**EXERCISE INSTRUCTIONS:** Transcribe every line from the top down to the line with "XAxis, YAxis, Legend", both ends included, but not the pictures.

※ ※ ※

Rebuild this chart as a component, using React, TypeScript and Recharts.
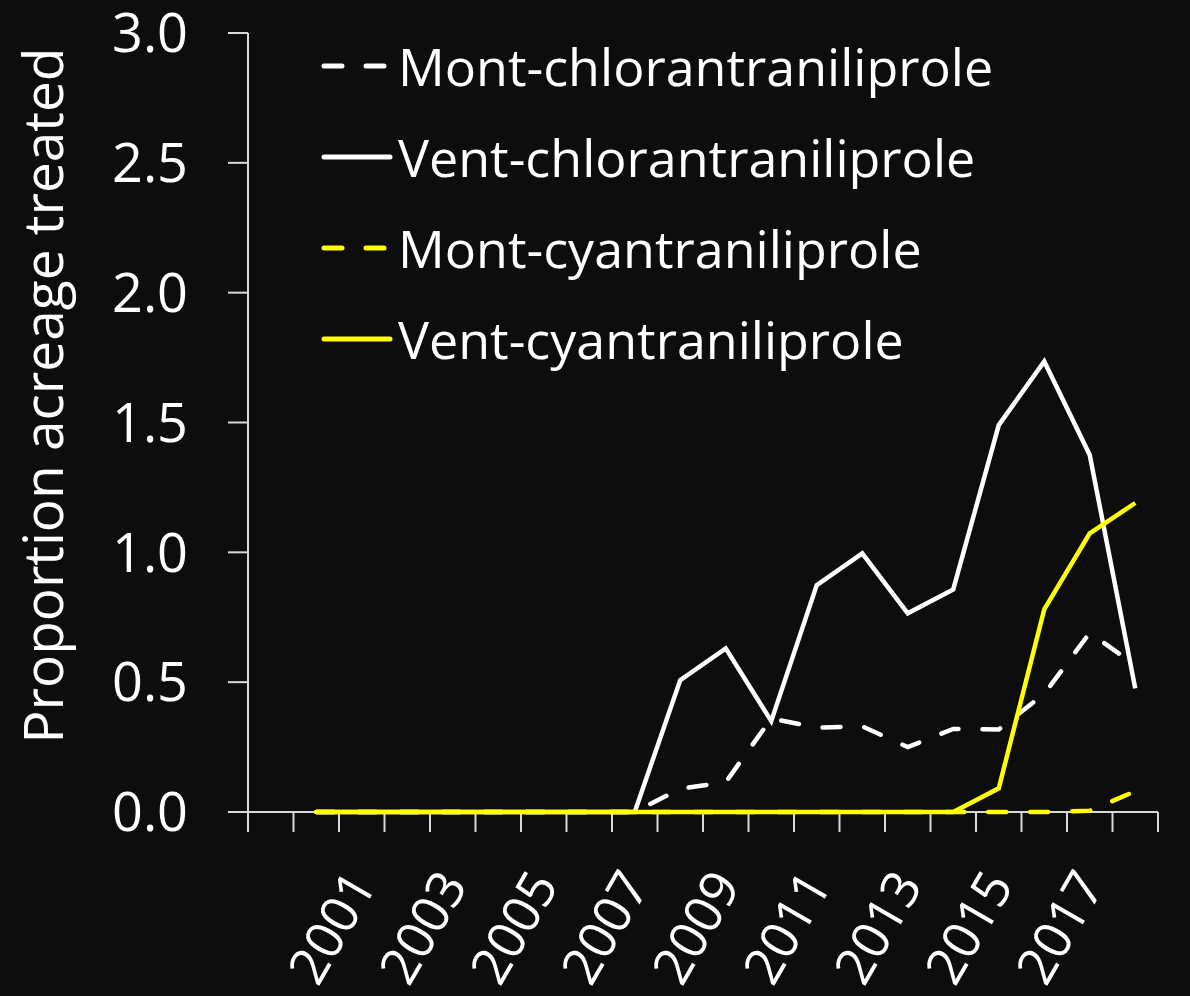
import React from 'react';
import { LineChart, Line, XAxis, YAxis, Legend } from 'recharts';

const years = [1999, 2000, 2001, 2002, 2003, 2004, 2005, 2006, 2007, 2008, 2009, 2010, 2011, 2012, 2013, 2014, 2015, 2016, 2017, 2018];
const montChlor = [null, 0, 0, 0, 0, 0, 0, 0, 0, 0.09, 0.115, 0.36, 0.325, 0.33, 0.25, 0.32, 0.318, 0.455, 0.69, 0.566];
const ventChlor = [null, 0, 0, 0, 0, 0, 0, 0, 0, 0.508, 0.63, 0.35, 0.874, 0.996, 0.765, 0.857, 1.49, 1.735, 1.375, 0.476];
const montCyan = [null, 0, 0, 0, 0, 0, 0, 0, 0, 0, 0, 0, 0, 0, 0, 0, 0, 0, 0.005, 0.08];
const ventCyan = [null, 0, 0, 0, 0, 0, 0, 0, 0, 0, 0, 0, 0, 0, 0, 0, 0.091, 0.78, 1.073, 1.19];

const yTicks = [0, 0.5, 1, 1.5, 2, 2.5, 3];
const yearLabels = [2001, 2003, 2005, 2007, 2009, 2011, 2013, 2015, 2017];

const seriesNames = ['Mont-chlorantraniliprole', 'Vent-chlorantraniliprole', 'Mont-cyantraniliprole', 'Vent-cyantraniliprole'];
const seriesKeys = ['montChlor', 'ventChlor', 'montCyan', 'ventCyan'];
const seriesColors = ['#ffffff', '#ffffff', '#ffff00', '#ffff00'];
const seriesDashed = [true, false, true, false];

const data = years.map((year, i) => ({
  year,
  montChlor: montChlor[i],
  ventChlor: ventChlor[i],
  montCyan: montCyan[i],
  ventCyan: ventCyan[i],
}));

const boundaries = [...years.map((y) => y - 0.5), years[years.length - 1] + 0.5];
const xDomain: [number, number] = [boundaries[0], boundaries[boundaries.length - 1]];

const FONT = "'Open Sans', sans-serif";
const AXIS = '#d9d9d9';
const BG = '#0d0d0d';
const DASH = '18 24';

const EmptyTick = () => <g />;

const YearTick = (props: any) => {
  const { x, y, payload } = props;
  const ay = y + 42;
  return (
    <text
      x={x}
      y={ay}
      dy="0.35em"
      transform={`rotate(-60 ${x} ${ay})`}
      textAnchor="end"
      fill="#ffffff"
      fontSize={52}
      fontFamily={FONT}
    >
      {payload.value}
    </text>
  );
};

const YLabel = (props: any) => {
  const vb = props.viewBox || { x: 0, y: 33, width: 248, height: 779 };
  const cx = vb.x + 63;
  const cy = vb.y + vb.height / 2 - 27;
  return (
    <text
      x={cx}
      y={cy}
      transform={`rotate(-90 ${cx} ${cy})`}
      textAnchor="middle"
      fill="#ffffff"
      fontSize={55}
      fontFamily={FONT}
    >
      Proportion acreage treated
    </text>
  );
};

const LegendContent = () => (
  <div style={{ display: 'flex', flexDirection: 'column' }}>
    {seriesNames.map((name, i) => (
      <div key={name} style={{ height: 91, display: 'flex', alignItems: 'center' }}>
        <svg width={78} height={12} style={{ display: 'block' }}>
          <line
            x1={4}
            x2={70}
            y1={6}
            y2={6}
            stroke={seriesColors[i]}
            strokeWidth={5}
            strokeDasharray={seriesDashed[i] ? DASH : undefined}
            strokeLinecap="round"
          />
        </svg>
        <span style={{ fontSize: 52, color: '#ffffff', fontFamily: FONT, lineHeight: 1, whiteSpace: 'nowrap' }}>
          {name}
        </span>
      </div>
    ))}
  </div>
);

export default function App() {
  return (
    <div style={{ position: 'absolute', left: 0, top: 0, width: 1190, height: 996, background: BG }}>
      <LineChart width={1190} height={996} data={data} margin={{ top: 33, right: 32, bottom: 0, left: 0 }}>
        <XAxis
          xAxisId="a"
          dataKey="year"
          type="number"
          domain={xDomain}
          ticks={boundaries}
          interval={0}
          tick={EmptyTick}
          tickSize={20}
          tickMargin={0}
          height={22}
          stroke={AXIS}
          strokeWidth={2}
        />
        <XAxis
          xAxisId="b"
          dataKey="year"
          type="number"
          domain={xDomain}
          ticks={yearLabels}
          interval={0}
          axisLine={false}
          tickLine={false}
          tickSize={0}
          tickMargin={0}
          tick={<YearTick />}
          height={162}
        />
        <YAxis
          domain={[0, 3]}
          ticks={yTicks}
          interval={0}
          width={248}
          tickFormatter={(v: number) => v.toFixed(1)}
          tick={{ fill: '#ffffff', fontSize: 54, fontFamily: FONT }}
          tickSize={20}
          tickMargin={40}
          stroke={AXIS}
          strokeWidth={2}
          label={<YLabel />}
        />
        <Legend
          layout="vertical"
          align="center"
          verticalAlign="middle"
          content={<LegendContent />}
          wrapperStyle={{ left: 320, top: 20.5, width: 'auto' }}
        />
        {seriesKeys.map((k, i) => (
          <Line
            key={k}
            xAxisId="a"
            type="linear"
            dataKey={k}
            name={seriesNames[i]}
            stroke={seriesColors[i]}
            strokeWidth={4.5}
            strokeDasharray={seriesDashed[i] ? DASH : undefined}
            strokeLinecap={seriesDashed[i] ? 'round' : 'butt'}
            dot={false}
            activeDot={false}
            isAnimationActive={false}
            {...({ zIndex: 600 } as any)}
          />
        ))}
      </LineChart>
    </div>
  );
}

※ ※ ※

**RESPONSE:**
Rebuild this chart as a component, using React, TypeScript and Recharts.
import React from 'react';
import { LineChart, Line, XAxis, YAxis, Legend } from 'recharts';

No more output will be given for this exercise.